Earlier this month, the Westminster Forum Projects hosted a conference on the ‘Next steps for delivering gigabit-capable broadband’ in the UK. During the event, one of the panel touched briefly on customer education and the fact that many people in UK believe they have access to real fibre services when, in practice, they only get an ersatz. This reality undermines demand for “true” fibre, since its benefits appear limited to the end user. The UK is behind in regulating this sort of misadvertisment, but needs to catch up if the Government is going to achieve its fibre roll out ambitions. In thinking about this, it may be worth a quick look at how our French neighbours are tackling the problem, who now have considerable experience with this issue.
For the past two decades, France has adopted a very different strategy to its Fibre network deployment, with a more centralised and government-driven approach. Yet, the French market still faced the same issue of consumer protection and education. How do you ensure private operators don’t overuse the term “fibre” technology when, in practice, end users are still capped by hundreds of meters of copper cable?
French courts have been ruling in this domain for almost a decade. In 2013, the Government started by regulating the use of Fibre terminology in advertising. However, the definition lacked precision. Following a court action from Free in 2015, several operators were ordered to clarify precisely the type of fibre connection their customers were benefiting from. The definition was further improved a short while after in March 2016; the operators could only use the word “fibre” alone in advertising for genuine FTTH connections, all the way to the end customer. For anything less, it was compulsory to indicate “except for the connection to your home” each time you used the word “fibre” and to specify the nature of the connection from the dwelling to the last fibre outlet.
It mostly worked, despite protests from the operator SFR that the customer didn’t care about the terminology but mainly about the connection speed. However, when SFR didn’t sufficiently deliver in its obligation to inform their own customers on the nature of the connection, the Court enforced an even stricter rule. It defined how SFR was supposed to inform customers and the level of details it had to provide. In October 2020, the Paris Appeals Court gave SFR the following legal obligations as a consequence of misinforming its clients:
- Inform subscribers that they benefit from a possibility of unilateral termination with immediate effect due to the lack of information on the exact characteristics of their connection.
- Indicate to subscribers the average speed observed on the line: the initial information letter from SFR indicated to each subscriber not the average speed but the maximum speed and referred to a website allowing current speed to be measured. The Court ruled that it was insufficient as a spot value was not representative of the average service a customer would receive.

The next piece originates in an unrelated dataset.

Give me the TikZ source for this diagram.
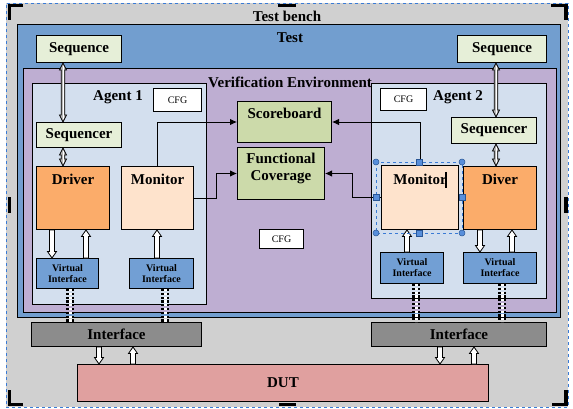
\documentclass[tikz,border=0pt]{standalone}
\usepackage{fontspec}
\setmainfont{Liberation Serif}
\usetikzlibrary{arrows.meta,calc}
\definecolor{bggray}{HTML}{D0D0D0}
\definecolor{testblue}{HTML}{729ECF}
\definecolor{verpurple}{HTML}{BEAED2}
\definecolor{agentblue}{HTML}{D3DFEE}
\definecolor{seqgreen}{HTML}{E6EFD8}
\definecolor{sbgreen}{HTML}{CCDAAA}
\definecolor{drvorange}{HTML}{FBAC6A}
\definecolor{monpeach}{HTML}{FEE3CC}
\definecolor{viblue}{HTML}{729FD4}
\definecolor{ifgray}{HTML}{8C8C8C}
\definecolor{dutpink}{HTML}{E0A09F}
\definecolor{selblue}{HTML}{3A7BD5}
\newcommand\labfont{\fontsize{15}{17}\selectfont\bfseries}
\newcommand\vifont{\fontsize{10}{11}\selectfont\bfseries}
\newcommand\cfgfont{\fontsize{10}{12}\selectfont}
% block arrow pointing down (head at #3)
\newcommand\downarr[3]{%
  \draw[blockarr] let \p1=(#2), \p2=(#3) in
    (#1pt-2.5pt,\y1) -- (#1pt-2.5pt,\y2+6.5pt) -- (#1pt-4.5pt,\y2+6.5pt) -- (#1pt,\y2)
    -- (#1pt+4.5pt,\y2+6.5pt) -- (#1pt+2.5pt,\y2+6.5pt) -- (#1pt+2.5pt,\y1) -- cycle;}
% block arrow pointing up (head at #3)
\newcommand\uparr[3]{%
  \draw[blockarr] let \p1=(#2), \p2=(#3) in
    (#1pt-2.5pt,\y1) -- (#1pt-2.5pt,\y2-6.5pt) -- (#1pt-4.5pt,\y2-6.5pt) -- (#1pt,\y2)
    -- (#1pt+4.5pt,\y2-6.5pt) -- (#1pt+2.5pt,\y2-6.5pt) -- (#1pt+2.5pt,\y1) -- cycle;}
% narrow double-headed arrow, #2 above #3
\newcommand\dblarr[3]{%
  \draw[dblarrow] let \p1=(#2), \p2=(#3) in
    (#1pt,\y1) -- (#1pt+3.5pt,\y1-7pt) -- (#1pt+1.8pt,\y1-7pt) -- (#1pt+1.8pt,\y2+7pt)
    -- (#1pt+3.5pt,\y2+7pt) -- (#1pt,\y2) -- (#1pt-3.5pt,\y2+7pt) -- (#1pt-1.8pt,\y2+7pt)
    -- (#1pt-1.8pt,\y1-7pt) -- (#1pt-3.5pt,\y1-7pt) -- cycle;
  \draw[white, line width=0.6pt] let \p1=(#2), \p2=(#3) in (#1pt,\y1-3pt) -- (#1pt,\y2+3pt);}
% dotted band connector
\newcommand\dotconn[3]{%
  \draw[dotband] let \p1=(#2), \p2=(#3) in (#1pt,\y1) -- (#1pt,\y2);}
\begin{document}
\begin{tikzpicture}[x=1pt,y=-1pt,
  box/.style={draw=black, line width=1pt, rectangle, inner sep=0pt, anchor=north west},
  blockarr/.style={draw=black, fill=white, line width=0.8pt, line join=miter},
  dblarrow/.style={draw=black, fill=gray!55, line width=0.7pt, line join=miter},
  dotband/.style={draw=black, double=white, double distance=3pt, line width=2.3pt, dash pattern=on 2.2pt off 1.6pt},
  conn/.style={draw=black, line width=0.9pt, -{Latex[length=7pt,width=6.5pt]}},
  title/.style={font=\labfont, inner sep=0pt},
  crop/.style={line width=3.5pt, black}]
\useasboundingbox (0,0) rectangle (573,409);
% test bench frame
\node[draw=selblue, dashed, line width=0.8pt, fill=bggray, rectangle, inner sep=0pt, anchor=north west,
  minimum width=562pt, minimum height=404pt] (tb) at (6,3) {};
\node[box, fill=testblue, minimum width=543pt, minimum height=293pt] (test) at (17,24) {};
\node[box, fill=verpurple, minimum width=533pt, minimum height=244pt] (ver) at (23,68) {};
\node[box, fill=agentblue, minimum width=174pt, minimum height=221pt] (ag1) at (32,83) {};
\node[box, fill=agentblue, minimum width=175pt, minimum height=215pt] (ag2) at (371,83) {};
% titles
\node[title] (tbt) at (287,16) {Test bench};
\node[title] (testt) at (290,38) {Test};
\node[title] (vert) at (290,82) {Verification Environment};
\node[title] (ag1t) at (118,97) {Agent 1};
\node[title] (ag2t) at (458,97) {Agent 2};
% boxes
\node[box, fill=seqgreen, minimum width=85pt, minimum height=27pt, font=\labfont] (seq1) at (36,35) {Sequence};
\node[box, fill=seqgreen, minimum width=89pt, minimum height=27pt, font=\labfont] (seq2) at (457,35) {Sequence};
\node[box, fill=seqgreen, minimum width=85pt, minimum height=25pt, font=\labfont] (sqr1) at (36,122) {Sequencer};
\node[box, fill=seqgreen, minimum width=85pt, minimum height=26pt, font=\labfont] (sqr2) at (451,117) {Sequencer};
\node[box, fill=white, minimum width=48pt, minimum height=23pt, font=\cfgfont] (cfg1) at (153,88) {CFG};
\node[box, fill=white, minimum width=46pt, minimum height=22pt, font=\cfgfont] (cfg2) at (380,88) {CFG};
\node[box, fill=white, minimum width=44pt, minimum height=19pt, font=\cfgfont] (cfg3) at (259,229) {CFG};
\node[box, fill=sbgreen, minimum width=94pt, minimum height=41pt,
  label={[font=\labfont, anchor=center, yshift=-12pt]north:Scoreboard}] (sb) at (237,101) {};
\node[box, fill=sbgreen, minimum width=87pt, minimum height=52pt,
  label={[font=\labfont, align=center, anchor=center, yshift=-21.5pt]north:Functional\\Coverage}] (fc) at (237,147) {};
\node[box, fill=drvorange, minimum width=73pt, minimum height=63pt,
  label={[font=\labfont, anchor=center, yshift=-13pt]north:Driver}] (drv) at (36,166) {};
\node[box, fill=monpeach, minimum width=72pt, minimum height=63pt,
  label={[font=\labfont, anchor=center, yshift=-13pt]north:Monitor}] (mon1) at (121,166) {};
\node[box, fill=monpeach, minimum width=77pt, minimum height=64pt,
  label={[font=\labfont, anchor=center, yshift=-14pt]north:Monitor}] (mon2) at (381,165) {};
\node[box, fill=drvorange, minimum width=73pt, minimum height=63pt,
  label={[font=\labfont, anchor=center, yshift=-13pt]north:Diver}] (div) at (463,166) {};
\node[box, fill=viblue, minimum width=62pt, minimum height=30pt, font=\vifont, align=center] (vi1) at (36,258) {Virtual\\Interface};
\node[box, fill=viblue, minimum width=64pt, minimum height=30pt, font=\vifont, align=center] (vi2) at (129,258) {Virtual\\Interface};
\node[box, fill=viblue, minimum width=63pt, minimum height=31pt, font=\vifont, align=center] (vi3) at (380,252) {Virtual\\Interface};
\node[box, fill=viblue, minimum width=73pt, minimum height=31pt, font=\vifont, align=center] (vi4) at (463,252) {Virtual\\Interface};
\node[box, fill=ifgray, minimum width=170pt, minimum height=24pt, font=\labfont] (if1) at (31,322) {Interface};
\node[box, fill=ifgray, minimum width=175pt, minimum height=24pt, font=\labfont] (if2) at (371,322) {Interface};
\node[box, fill=dutpink, minimum width=411pt, minimum height=37pt, font=\labfont] (dut) at (77,364) {DUT};
% monitor connectors
\draw[conn] (mon1.north) |- (sb.west);
\draw[conn] (mon1.east) -- ++(22,0) |- (fc.west);
\draw[conn] (mon2.north) |- (sb.east);
\draw[conn] (mon2.west) -- ++(-29,0) |- (fc.east);
% sequence arrows
\dblarr{63}{seq1.south}{sqr1.north}
\dblarr{63}{sqr1.south}{drv.north}
\dblarr{496}{seq2.south}{sqr2.north}
\dblarr{496}{sqr2.south}{div.north}
% block arrows
\downarr{52}{drv.south}{vi1.north}
\uparr{86}{vi1.north}{drv.south}
\uparr{157}{vi2.north}{mon1.south}
\uparr{407}{vi3.north}{mon2.south}
\downarr{480}{div.south}{vi4.north}
\uparr{512}{vi4.north}{div.south}
\downarr{99}{if1.south}{dut.north}
\uparr{133}{dut.north}{if1.south}
\downarr{440}{if2.south}{dut.north}
\uparr{474}{dut.north}{if2.south}
% dotted links
\dotconn{70}{vi1.south}{if1.north}
\dotconn{165}{vi2.south}{if1.north}
\dotconn{416}{vi3.south}{if2.north}
\dotconn{502}{vi4.south}{if2.north}
% selection handles around the second monitor
\draw[selblue, dashed, line width=0.7pt] (376,162) rectangle (462,233);
\foreach \p in {(376,162),(462,162),(376,233),(462,233)}
  \filldraw[fill=selblue!85, draw=selblue!70!black, line width=0.5pt] \p circle (3pt);
\foreach \p in {(419,162),(419,233),(376,197),(462,197)}
  \filldraw[fill=selblue!85, draw=selblue!70!black, line width=0.5pt] \p ++(-3,-3) rectangle ++(6,6);
\draw[black, line width=1.3pt] (446,172) -- (446,188);
% crop marks
\draw[crop] (23,5.5) -- (9.5,5.5) -- (9.5,20);
\draw[crop] (551,5.5) -- (566,5.5) -- (566,20);
\draw[crop] (9.5,390) -- (9.5,404.5) -- (23,404.5);
\draw[crop] (566,390) -- (566,404.5) -- (552,404.5);
\draw[crop] (278,5.5) -- (296,5.5);
\draw[crop] (279,404.5) -- (296,404.5);
\draw[crop] (9.5,197) -- (9.5,213);
\draw[crop] (566,197) -- (566,213);
\end{tikzpicture}
\end{document}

- Indicate how far the subscriber is from the fibre connection point: initial communication from SFR indicated: “the average distance separating from the optical node is generally between 100 and 500/750 meters” and argued that it could not provide a more precise distance. The Court ruled this was not sufficient.
- Indicate the number of subscribers sharing the same coaxial cable link: the letter from SFR indicated: “As with FTTH technology, several subscribers are connected to the optical node near you to connect you to the heart of our network. You and X subscribers are connected on the same optical node”. Free argued that this formulation was misleading because it suggested that a separate coaxial cable could be dedicated to each subscriber. But the Court ruled that the formulation was acceptable.
- Indicate in its communication the technology used to connect the subscriber, and, if the word “fibre” is used, specify where the fibre ends within the network. Prohibit “any national advertising presenting its network as a technologically homogeneous infrastructure.”
When we think about ways to regulate the terminology usage, two approaches are usually considered: Technology definition or Capability disclosure. France has shown that limiting yourself to technology opens the way to play with the definition interpretation, so it has decided to enforce both. By demonstrating the true capabilities of fibre optic to the end-user, the increased consumer appetite could lead to further investment in digital infrastructure.